---------- PROVIDED MATERIAL

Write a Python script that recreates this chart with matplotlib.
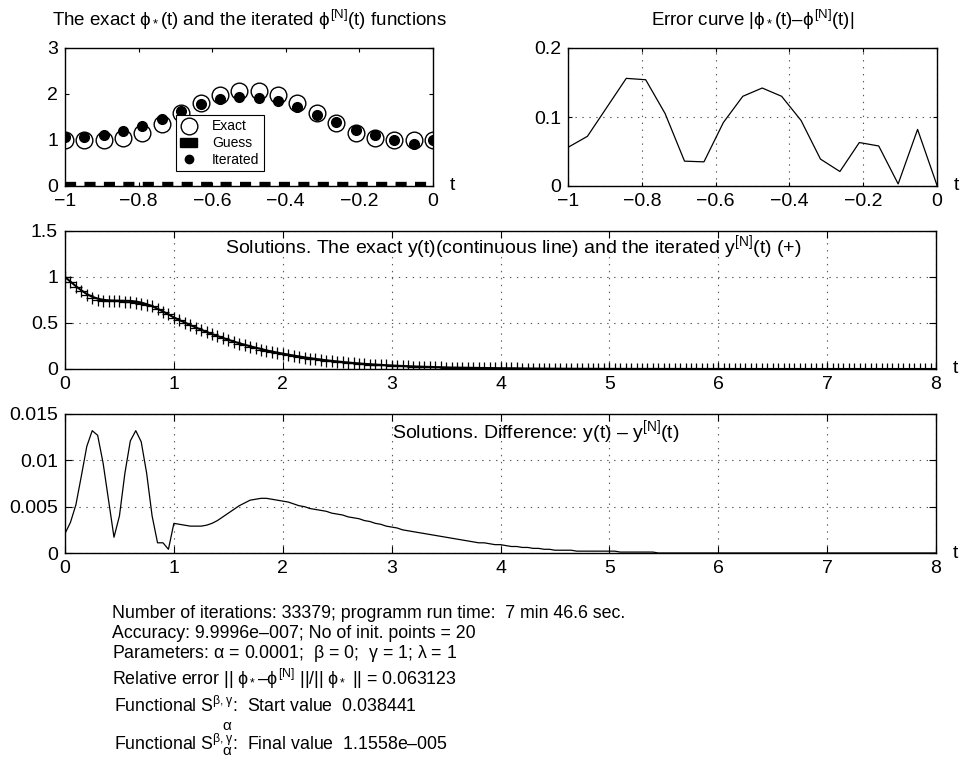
import numpy as np
import matplotlib.pyplot as plt
import matplotlib.patches as mpatches

plt.rcParams['font.family'] = ['Liberation Sans', 'DejaVu Sans']
plt.rcParams['mathtext.fontset'] = 'custom'
plt.rcParams['mathtext.rm'] = 'Liberation Sans'
plt.rcParams['mathtext.it'] = 'Liberation Sans'
plt.rcParams['mathtext.sf'] = 'Liberation Sans'
plt.rcParams['mathtext.bf'] = 'Liberation Sans:bold'
plt.rcParams['lines.scale_dashes'] = False

# initial points on [-1, 0]
t_init = np.linspace(-1, 0, 20)
phi_exact = [1.00, 1.00, 1.00, 1.04, 1.16, 1.35, 1.59, 1.81, 1.98, 2.06,
             2.06, 1.98, 1.81, 1.59, 1.36, 1.16, 1.04, 1.00, 1.00, 1.00]
phi_iter = [1.056, 1.072, 1.114, 1.196, 1.314, 1.455, 1.626, 1.775, 1.888, 1.930,
            1.918, 1.850, 1.715, 1.551, 1.381, 1.223, 1.098, 0.997, 0.918, 0.999]
phi_guess = [0, 0, 0, 0, 0, 0, 0, 0, 0, 0, 0, 0, 0, 0, 0, 0, 0, 0, 0, 0]
phi_err = np.abs(np.array(phi_exact) - np.array(phi_iter))

# solution on [0, 8], step 0.05
t_sol = np.linspace(0, 8, 161)
y_exact = [
    1.000, 0.950, 0.900, 0.855, 0.815, 0.785, 0.765, 0.752, 0.746, 0.744,
    0.743, 0.742, 0.740, 0.734, 0.722, 0.705, 0.684, 0.655, 0.625, 0.594,
    0.560, 0.532, 0.505, 0.478, 0.452, 0.427, 0.403, 0.380, 0.358, 0.337,
    0.317, 0.298, 0.280, 0.263, 0.247, 0.232, 0.217, 0.203, 0.190, 0.178,
    0.167, 0.156, 0.146, 0.136, 0.127, 0.118, 0.110, 0.102, 0.095, 0.088,
    0.082, 0.076, 0.070, 0.065, 0.060, 0.056, 0.052, 0.048, 0.044, 0.041,
    0.038, 0.035, 0.032, 0.030, 0.028, 0.026, 0.024, 0.022, 0.020, 0.019,
    0.017, 0.016, 0.015, 0.014, 0.013, 0.012, 0.011, 0.010, 0.0095, 0.0088,
    0.0081, 0.0075, 0.0069, 0.0064, 0.0059, 0.0054, 0.0050, 0.0046, 0.0042, 0.0039,
    0.0036, 0.0033, 0.0030, 0.0028, 0.0026, 0.0024, 0.0022, 0.0020, 0.0018, 0.0017,
    0.0016, 0.0015, 0.0014, 0.0013, 0.0012, 0.0011, 0.0010, 0.0009, 0.0008, 0.0008,
    0.0007, 0.0007, 0.0006, 0.0006, 0.0005, 0.0005, 0.0005, 0.0004, 0.0004, 0.0004,
    0.0003, 0.0003, 0.0003, 0.0003, 0.0003, 0.0002, 0.0002, 0.0002, 0.0002, 0.0002,
    0.0002, 0.0002, 0.0001, 0.0001, 0.0001, 0.0001, 0.0001, 0.0001, 0.0001, 0.0001,
    0.0001, 0.0001, 0.0001, 0.0001, 0.0001, 0.0001, 0.0001, 0.0001, 0.0001, 0.0001,
    0.0, 0.0, 0.0, 0.0, 0.0, 0.0, 0.0, 0.0, 0.0, 0.0,
    0.0]
y_diff = [
    0.0021, 0.0033, 0.0052, 0.0083, 0.0115, 0.0132, 0.0127, 0.0097, 0.0057, 0.0017,
    0.0040, 0.0086, 0.0121, 0.0132, 0.0120, 0.0086, 0.0040, 0.0011, 0.0011, 0.0004,
    0.0032, 0.0031, 0.0030, 0.0029, 0.0029, 0.0029, 0.0030, 0.0032, 0.0035, 0.0039,
    0.0043, 0.0047, 0.0051, 0.0054, 0.0057, 0.0058, 0.0059, 0.0059, 0.0058, 0.0057,
    0.0056, 0.0055, 0.0053, 0.0051, 0.0050, 0.0048, 0.0047, 0.0046, 0.0045, 0.0043,
    0.0042, 0.0041, 0.0039, 0.0038, 0.0037, 0.0035, 0.0034, 0.0032, 0.0031, 0.0029,
    0.0028, 0.0027, 0.0025, 0.0024, 0.0023, 0.0022, 0.0021, 0.0020, 0.0019, 0.0018,
    0.0017, 0.0016, 0.0015, 0.0014, 0.0013, 0.0012, 0.0011, 0.0011, 0.0010, 0.0009,
    0.0009, 0.0008, 0.0007, 0.0007, 0.0006, 0.0006, 0.0005, 0.0005, 0.0004, 0.0004,
    0.0003, 0.0003, 0.0003, 0.0003, 0.0002, 0.0002, 0.0002, 0.0002, 0.0002, 0.0002,
    0.0002, 0.0002, 0.0001, 0.0001, 0.0001, 0.0001, 0.0001, 0.0001, 0.0001, 0.0,
    0.0, 0.0, 0.0, 0.0, 0.0, 0.0, 0.0, 0.0, 0.0, 0.0,
    0.0, 0.0, 0.0, 0.0, 0.0, 0.0, 0.0, 0.0, 0.0, 0.0,
    0.0, 0.0, 0.0, 0.0, 0.0, 0.0, 0.0, 0.0, 0.0, 0.0,
    0.0, 0.0, 0.0, 0.0, 0.0, 0.0, 0.0, 0.0, 0.0, 0.0,
    0.0, 0.0, 0.0, 0.0, 0.0, 0.0, 0.0, 0.0, 0.0, 0.0,
    0.0]
y_iter = np.array(y_exact) - np.array(y_diff)

info_lines = [
    'Number of iterations: 33379; programm run time:  7 min 46.6 sec.',
    'Accuracy: 9.9996e\u2013007; No of init. points = 20',
    r'Parameters: $\alpha$ = 0.0001;  $\beta$ = 0;  $\gamma$ = 1; $\lambda$ = 1',
    r'Relative error || $\phi_*$' + '\u2013' + r'$\phi^{[N]}$ ||/|| $\phi_*$ || = 0.063123',
    r'Functional S$^{\beta,\gamma}$:  Start value  0.038441',
    r'Functional S$^{\beta,\gamma}$:  Final value  1.1558e' + '\u2013' + '005',
]
info_base = [618, 638, 658, 685, 712, 750]
info_x = [112, 112, 112, 112, 114, 114]
# baselines of the low alpha index under S
alpha_base = [730, 755]

W, H = 963, 758
fig = plt.figure(figsize=(W / 100, H / 100), dpi=100)


def box(l, t, r, b):
    return [l / W, 1 - b / H, (r - l) / W, (b - t) / H]


def style(ax, ticklen, grid=True):
    for s in ax.spines.values():
        s.set_linewidth(1.0)
    ax.tick_params(direction='in', length=ticklen, width=0.8, top=True, right=True,
                   labelsize=14, pad=5)
    if grid:
        ax.grid(True, color='0.35', linestyle=(0, (1, 4)), linewidth=0.8)
    ax.annotate('t', xy=(1, 0), xycoords='axes fraction', xytext=(12, 0),
                textcoords='offset points', ha='left', va='center', fontsize=14)


ax1 = fig.add_axes(box(65, 48, 433, 186))
ax1.plot(t_init, phi_exact, 'o', ms=12, mfc='none', mec='k', mew=1.0)
ax1.plot(t_init, phi_guess, color='k', lw=6, dashes=(8, 6))
ax1.plot(t_init, phi_iter, 'o', ms=7, mfc='k', mec='k')
ax1.set_xlim(-1, 0)
ax1.set_ylim(0, 3)
ax1.set_xticks([-1, -0.8, -0.6, -0.4, -0.2, 0])
ax1.set_xticklabels(['\u22121', '\u22120.8', '\u22120.6', '\u22120.4', '\u22120.2', '0'])
ax1.set_yticks([0, 1, 2, 3])
style(ax1, 3, grid=False)
ax1.set_title(r'The exact $\phi_*$(t) and the iterated $\phi^{[N]}$(t) functions',
              fontsize=13.5, pad=16)
handles = [
    plt.Line2D([], [], ls='none', marker='o', ms=12, mfc='none', mec='k', mew=1.0),
    mpatches.Patch(facecolor='k', edgecolor='k'),
    plt.Line2D([], [], ls='none', marker='o', ms=6, mfc='k', mec='k'),
]
leg = ax1.legend(handles, ['Exact', 'Guess', 'Iterated'], loc='lower left',
                 bbox_to_anchor=(0.302, 0.109), borderaxespad=0, fontsize=10,
                 fancybox=False, framealpha=1, edgecolor='k', labelspacing=0.2,
                 handlelength=1.2, handleheight=0.6, handletextpad=1.1,
                 borderpad=0.3)
leg.get_frame().set_linewidth(0.8)

ax2 = fig.add_axes(box(568, 48, 937, 186))
ax2.plot(t_init, phi_err, color='k', lw=0.9)
ax2.set_xlim(-1, 0)
ax2.set_ylim(0, 0.2)
ax2.set_xticks([-1, -0.8, -0.6, -0.4, -0.2, 0])
ax2.set_xticklabels(['\u22121', '\u22120.8', '\u22120.6', '\u22120.4', '\u22120.2', '0'])
ax2.set_yticks([0, 0.1, 0.2])
ax2.set_yticklabels(['0', '0.1', '0.2'])
style(ax2, 3)
ax2.set_title(r'Error curve |$\phi_*$(t)' + '\u2013' + r'$\phi^{[N]}$(t)|',
              fontsize=13.5, pad=16)

ax3 = fig.add_axes(box(65, 231, 936, 369))
ax3.plot(t_sol, y_exact, color='k', lw=1.5)
ax3.plot(t_sol, y_iter, '+', color='k', ms=9, mew=0.9)
ax3.set_xlim(0, 8)
ax3.set_ylim(0, 1.5)
ax3.set_yticks([0, 0.5, 1, 1.5])
ax3.set_yticklabels(['0', '0.5', '1', '1.5'])
style(ax3, 5)
ax3.text(1.47, 1.33, 'Solutions. The exact y(t)(continuous line) and the iterated '
         r'y$^{[N]}$(t) (+)', fontsize=14, ha='left', va='center')

ax4 = fig.add_axes(box(65, 414, 936, 553))
ax4.plot(t_sol, y_diff, color='k', lw=0.9)
ax4.set_xlim(0, 8)
ax4.set_ylim(0, 0.015)
ax4.set_yticks([0, 0.005, 0.01, 0.015])
ax4.set_yticklabels(['0', '0.005', '0.01', '0.015'])
style(ax4, 5)
ax4.text(3.0, 0.0131, 'Solutions. Difference: y(t) \u2013 ' + r'y$^{[N]}$(t)',
         fontsize=14, ha='left', va='center')

for x, b, s in zip(info_x, info_base, info_lines):
    fig.text(x / W, 1 - b / H, s, fontsize=12.8, ha='left', va='baseline')
for b in alpha_base:
    fig.text(222 / W, 1 - b / H, r'$\alpha$', fontsize=11, ha='left', va='baseline')

fig.savefig('out.png', dpi=100)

--------------------

## WHAT IS REQUIRED:
Begin at the top of the material above and output each line exactly, stopping after the line that holds "phi_err = np.abs(np.array(phi_exact)". Leave out pictures.

## EXERCISE OUTPUT:
Write a Python script that recreates this chart with matplotlib.
import numpy as np
import matplotlib.pyplot as plt
import matplotlib.patches as mpatches

plt.rcParams['font.family'] = ['Liberation Sans', 'DejaVu Sans']
plt.rcParams['mathtext.fontset'] = 'custom'
plt.rcParams['mathtext.rm'] = 'Liberation Sans'
plt.rcParams['mathtext.it'] = 'Liberation Sans'
plt.rcParams['mathtext.sf'] = 'Liberation Sans'
plt.rcParams['mathtext.bf'] = 'Liberation Sans:bold'
plt.rcParams['lines.scale_dashes'] = False

# initial points on [-1, 0]
t_init = np.linspace(-1, 0, 20)
phi_exact = [1.00, 1.00, 1.00, 1.04, 1.16, 1.35, 1.59, 1.81, 1.98, 2.06,
             2.06, 1.98, 1.81, 1.59, 1.36, 1.16, 1.04, 1.00, 1.00, 1.00]
phi_iter = [1.056, 1.072, 1.114, 1.196, 1.314, 1.455, 1.626, 1.775, 1.888, 1.930,
            1.918, 1.850, 1.715, 1.551, 1.381, 1.223, 1.098, 0.997, 0.918, 0.999]
phi_guess = [0, 0, 0, 0, 0, 0, 0, 0, 0, 0, 0, 0, 0, 0, 0, 0, 0, 0, 0, 0]
phi_err = np.abs(np.array(phi_exact) - np.array(phi_iter))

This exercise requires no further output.